*** Data lines

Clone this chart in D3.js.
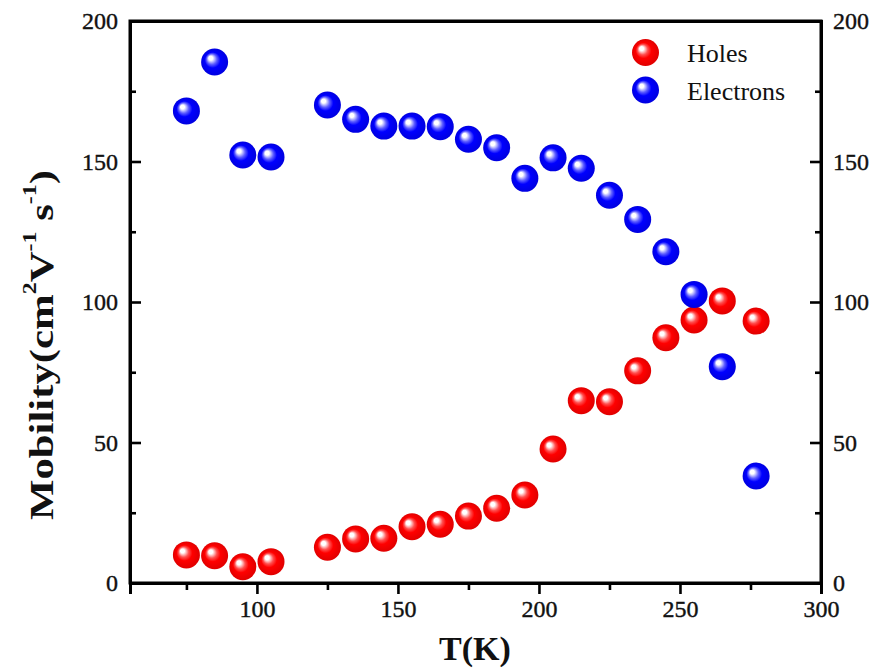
<!DOCTYPE html>
<html>
<head>
<meta charset="utf-8">
<script src="https://cdn.jsdelivr.net/npm/d3@7"></script>
<style>
  html, body { margin: 0; padding: 0; background: #fff; }
  svg { display: block; }
  text { font-family: "Liberation Serif", "Times New Roman", serif; fill: #111; }
</style>
</head>
<body>
<svg id="chart" width="873" height="670"></svg>
<script>
// ---- data ----
const temperatures = [75, 85, 95, 105, 125, 135, 145, 155, 165, 175, 185, 195, 205, 215, 225, 235, 245, 255, 265, 277];
const holes = [10.0, 9.7, 5.8, 7.6, 12.7, 15.7, 15.9, 20.0, 20.9, 23.8, 26.6, 31.3, 47.7, 64.9, 64.5, 75.5, 87.3, 93.6, 100.4, 93.2];
const electrons = [168, 185.4, 152.3, 151.6, 170.1, 165, 162.6, 162.6, 162.4, 157.9, 154.9, 144, 151.3, 147.6, 138, 129.4, 117.9, 102.7, 77, 38.1];
const seriesNames = ["Holes", "Electrons"];
const seriesColors = ["#ff0000", "#0000ff"];
const xMajorTicks = [100, 150, 200, 250, 300];
const xMinorTicks = [75, 125, 175, 225, 275];
const yMajorTicks = [0, 50, 100, 150, 200];
const yMinorTicks = [25, 75, 125, 175];

(function () {
// ---- layout ----
const svg = d3.select("#chart");
const L = 130, R = 821, T = 21, B = 583;
const x = d3.scaleLinear().domain([55, 300]).range([L, R]);
const y = d3.scaleLinear().domain([0, 200]).range([B, T]);

// gradients for glossy spheres
const defs = svg.append("defs");
const midCols = ["#ff5050", "#6060ff"];
const edgeCols = ["#e00000", "#0000e0"];
seriesColors.forEach((c, i) => {
  const g = defs.append("radialGradient")
    .attr("id", "grad" + i)
    .attr("cx", "50%").attr("cy", "50%").attr("r", "50%")
    .attr("fx", "33%").attr("fy", "33%");
  g.append("stop").attr("offset", "0%").attr("stop-color", "#ffffff");
  g.append("stop").attr("offset", "15%").attr("stop-color", "#ffffff").attr("stop-opacity", 0.95);
  g.append("stop").attr("offset", "38%").attr("stop-color", midCols[i]);
  g.append("stop").attr("offset", "58%").attr("stop-color", c);
  g.append("stop").attr("offset", "100%").attr("stop-color", edgeCols[i]);
});

// axes
const axisW = 3;
const gBottom = svg.append("g").attr("transform", `translate(0,${B})`)
  .call(d3.axisBottom(x).tickValues(xMajorTicks).tickSize(11).tickPadding(6).tickFormat(d3.format("d")));
const gBottomMinor = svg.append("g").attr("transform", `translate(0,${B})`)
  .call(d3.axisBottom(x).tickValues(xMinorTicks).tickSize(7).tickFormat(""));
const gLeft = svg.append("g").attr("transform", `translate(${L},0)`)
  .call(d3.axisLeft(y).tickValues(yMajorTicks).tickSize(-11).tickPadding(12).tickFormat(d3.format("d")));
const gLeftMinor = svg.append("g").attr("transform", `translate(${L},0)`)
  .call(d3.axisLeft(y).tickValues(yMinorTicks).tickSize(-6).tickFormat(""));
const gRight = svg.append("g").attr("transform", `translate(${R},0)`)
  .call(d3.axisRight(y).tickValues(yMajorTicks).tickSize(-11).tickPadding(12).tickFormat(d3.format("d")));
const gRightMinor = svg.append("g").attr("transform", `translate(${R},0)`)
  .call(d3.axisRight(y).tickValues(yMinorTicks).tickSize(-6).tickFormat(""));
const gTop = svg.append("g").attr("transform", `translate(0,${T})`)
  .call(d3.axisTop(x).tickValues([]).tickSizeOuter(0));

[gBottom, gBottomMinor, gLeft, gLeftMinor, gRight, gRightMinor, gTop].forEach(g => {
  g.select(".domain").attr("stroke", "#000").attr("stroke-width", axisW);
  g.selectAll(".tick line").attr("stroke", "#000").attr("stroke-width", 2.6);
  g.selectAll(".tick text")
    .attr("font-family", "Liberation Serif, serif").attr("font-size", 24)
    .attr("fill", "#111").attr("stroke", "#111").attr("stroke-width", 0.4);
});
[gBottomMinor, gLeftMinor, gRightMinor].forEach(g => g.select(".domain").remove());
svg.append("rect").attr("x", L).attr("y", T).attr("width", R - L).attr("height", B - T)
  .attr("fill", "none").attr("stroke", "#000").attr("stroke-width", axisW);

// markers
const radius = 13.5;
const seriesData = [holes, electrons];
seriesData.forEach((vals, i) => {
  svg.append("g").selectAll("circle")
    .data(temperatures.map((t, k) => ({ t, v: vals[k] })))
    .join("circle")
    .attr("cx", d => x(d.t))
    .attr("cy", d => y(d.v))
    .attr("r", radius)
    .attr("fill", `url(#grad${i})`);
});

// legend
const legendY = [52.5, 90];
seriesNames.forEach((n, i) => {
  svg.append("circle").attr("cx", 645.5).attr("cy", legendY[i]).attr("r", radius).attr("fill", `url(#grad${i})`);
  svg.append("text").attr("x", 687).attr("y", legendY[i] + 9.5).attr("font-size", 26).text(n);
});

// x title
svg.append("text").attr("x", 475).attr("y", 660).attr("text-anchor", "middle")
  .attr("font-size", 34).attr("font-weight", "bold").text("T(K)");

// y title
const yt = svg.append("text").attr("font-size", 34).attr("font-weight", "bold");
yt.append("tspan").text("Mobility(cm");
yt.append("tspan").attr("dy", -17).attr("font-size", 19).text("2");
yt.append("tspan").attr("dy", 17).text("V");
yt.append("tspan").attr("dy", -17).attr("font-size", 19).text("-1");
yt.append("tspan").attr("dy", 17).text(" s");
yt.append("tspan").attr("dy", -17).attr("font-size", 19).text("-1");
yt.append("tspan").attr("dy", 17).text(")");
const len = yt.node().getComputedTextLength();
const targetLen = 350;
const sx = targetLen / len;
yt.attr("text-anchor", "middle")
  .attr("transform", `translate(53,345) rotate(-90) scale(${sx},1)`);
})();
</script>
</body>
</html>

******

*Direction:*
Reproduce all of the data exactly; the pictures do not belong in the copy.

*Solution below:*
Clone this chart in D3.js.
<!DOCTYPE html>
<html>
<head>
<meta charset="utf-8">
<script src="https://cdn.jsdelivr.net/npm/d3@7"></script>
<style>
  html, body { margin: 0; padding: 0; background: #fff; }
  svg { display: block; }
  text { font-family: "Liberation Serif", "Times New Roman", serif; fill: #111; }
</style>
</head>
<body>
<svg id="chart" width="873" height="670"></svg>
<script>
// ---- data ----
const temperatures = [75, 85, 95, 105, 125, 135, 145, 155, 165, 175, 185, 195, 205, 215, 225, 235, 245, 255, 265, 277];
const holes = [10.0, 9.7, 5.8, 7.6, 12.7, 15.7, 15.9, 20.0, 20.9, 23.8, 26.6, 31.3, 47.7, 64.9, 64.5, 75.5, 87.3, 93.6, 100.4, 93.2];
const electrons = [168, 185.4, 152.3, 151.6, 170.1, 165, 162.6, 162.6, 162.4, 157.9, 154.9, 144, 151.3, 147.6, 138, 129.4, 117.9, 102.7, 77, 38.1];
const seriesNames = ["Holes", "Electrons"];
const seriesColors = ["#ff0000", "#0000ff"];
const xMajorTicks = [100, 150, 200, 250, 300];
const xMinorTicks = [75, 125, 175, 225, 275];
const yMajorTicks = [0, 50, 100, 150, 200];
const yMinorTicks = [25, 75, 125, 175];

(function () {
// ---- layout ----
const svg = d3.select("#chart");
const L = 130, R = 821, T = 21, B = 583;
const x = d3.scaleLinear().domain([55, 300]).range([L, R]);
const y = d3.scaleLinear().domain([0, 200]).range([B, T]);

// gradients for glossy spheres
const defs = svg.append("defs");
const midCols = ["#ff5050", "#6060ff"];
const edgeCols = ["#e00000", "#0000e0"];
seriesColors.forEach((c, i) => {
  const g = defs.append("radialGradient")
    .attr("id", "grad" + i)
    .attr("cx", "50%").attr("cy", "50%").attr("r", "50%")
    .attr("fx", "33%").attr("fy", "33%");
  g.append("stop").attr("offset", "0%").attr("stop-color", "#ffffff");
  g.append("stop").attr("offset", "15%").attr("stop-color", "#ffffff").attr("stop-opacity", 0.95);
  g.append("stop").attr("offset", "38%").attr("stop-color", midCols[i]);
  g.append("stop").attr("offset", "58%").attr("stop-color", c);
  g.append("stop").attr("offset", "100%").attr("stop-color", edgeCols[i]);
});

// axes
const axisW = 3;
const gBottom = svg.append("g").attr("transform", `translate(0,${B})`)
  .call(d3.axisBottom(x).tickValues(xMajorTicks).tickSize(11).tickPadding(6).tickFormat(d3.format("d")));
const gBottomMinor = svg.append("g").attr("transform", `translate(0,${B})`)
  .call(d3.axisBottom(x).tickValues(xMinorTicks).tickSize(7).tickFormat(""));
const gLeft = svg.append("g").attr("transform", `translate(${L},0)`)
  .call(d3.axisLeft(y).tickValues(yMajorTicks).tickSize(-11).tickPadding(12).tickFormat(d3.format("d")));
const gLeftMinor = svg.append("g").attr("transform", `translate(${L},0)`)
  .call(d3.axisLeft(y).tickValues(yMinorTicks).tickSize(-6).tickFormat(""));
const gRight = svg.append("g").attr("transform", `translate(${R},0)`)
  .call(d3.axisRight(y).tickValues(yMajorTicks).tickSize(-11).tickPadding(12).tickFormat(d3.format("d")));
const gRightMinor = svg.append("g").attr("transform", `translate(${R},0)`)
  .call(d3.axisRight(y).tickValues(yMinorTicks).tickSize(-6).tickFormat(""));
const gTop = svg.append("g").attr("transform", `translate(0,${T})`)
  .call(d3.axisTop(x).tickValues([]).tickSizeOuter(0));

[gBottom, gBottomMinor, gLeft, gLeftMinor, gRight, gRightMinor, gTop].forEach(g => {
  g.select(".domain").attr("stroke", "#000").attr("stroke-width", axisW);
  g.selectAll(".tick line").attr("stroke", "#000").attr("stroke-width", 2.6);
  g.selectAll(".tick text")
    .attr("font-family", "Liberation Serif, serif").attr("font-size", 24)
    .attr("fill", "#111").attr("stroke", "#111").attr("stroke-width", 0.4);
});
[gBottomMinor, gLeftMinor, gRightMinor].forEach(g => g.select(".domain").remove());
svg.append("rect").attr("x", L).attr("y", T).attr("width", R - L).attr("height", B - T)
  .attr("fill", "none").attr("stroke", "#000").attr("stroke-width", axisW);

// markers
const radius = 13.5;
const seriesData = [holes, electrons];
seriesData.forEach((vals, i) => {
  svg.append("g").selectAll("circle")
    .data(temperatures.map((t, k) => ({ t, v: vals[k] })))
    .join("circle")
    .attr("cx", d => x(d.t))
    .attr("cy", d => y(d.v))
    .attr("r", radius)
    .attr("fill", `url(#grad${i})`);
});

// legend
const legendY = [52.5, 90];
seriesNames.forEach((n, i) => {
  svg.append("circle").attr("cx", 645.5).attr("cy", legendY[i]).attr("r", radius).attr("fill", `url(#grad${i})`);
  svg.append("text").attr("x", 687).attr("y", legendY[i] + 9.5).attr("font-size", 26).text(n);
});

// x title
svg.append("text").attr("x", 475).attr("y", 660).attr("text-anchor", "middle")
  .attr("font-size", 34).attr("font-weight", "bold").text("T(K)");

// y title
const yt = svg.append("text").attr("font-size", 34).attr("font-weight", "bold");
yt.append("tspan").text("Mobility(cm");
yt.append("tspan").attr("dy", -17).attr("font-size", 19).text("2");
yt.append("tspan").attr("dy", 17).text("V");
yt.append("tspan").attr("dy", -17).attr("font-size", 19).text("-1");
yt.append("tspan").attr("dy", 17).text(" s");
yt.append("tspan").attr("dy", -17).attr("font-size", 19).text("-1");
yt.append("tspan").attr("dy", 17).text(")");
const len = yt.node().getComputedTextLength();
const targetLen = 350;
const sx = targetLen / len;
yt.attr("text-anchor", "middle")
  .attr("transform", `translate(53,345) rotate(-90) scale(${sx},1)`);
})();
</script>
</body>
</html>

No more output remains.